The authors propose the use of white-lists to deal with false positives and they also mention that the Bittorrent P2P system causes traffic patterns that very closely resemble those of a worm. Given that P2P systems are becoming increasingly more popular and might even be used for distributing OS patches (e.g. Microsoft was considering a P2P system for distributing Windows updates”), I wonder if the number of false positives would increase to such an extent that systems such as Earlybird will become unusable.

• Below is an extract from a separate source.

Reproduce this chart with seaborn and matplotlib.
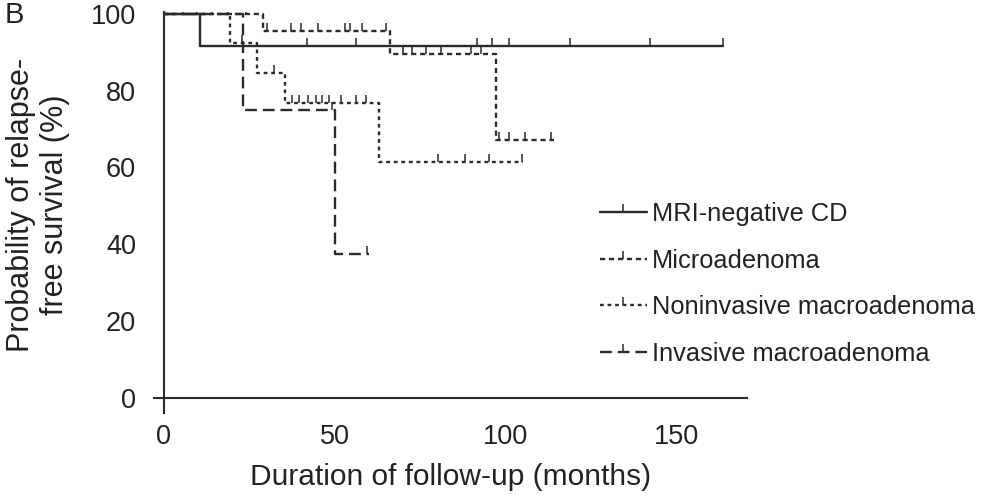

On a sidenote here is an interesting paper on efficient string matching for intrusion detection

#11 posted on Apr 20 2008, 16:59 in collection CMU 15-744: Computer Networks -- Spring 08
I think this paper gives a very nice idea of fingerprint

#12 posted on Apr 20 2008, 17:05 in collection CMU 15-744: Computer Networks -- Spring 08
I think this paper gives a very nice idea. And I am especially interested in the early detection of worms because it will be very useful in practice. I am wondering is there any limitation for this idea or is there any more clever way of designing the worm to prevent being detected by the system.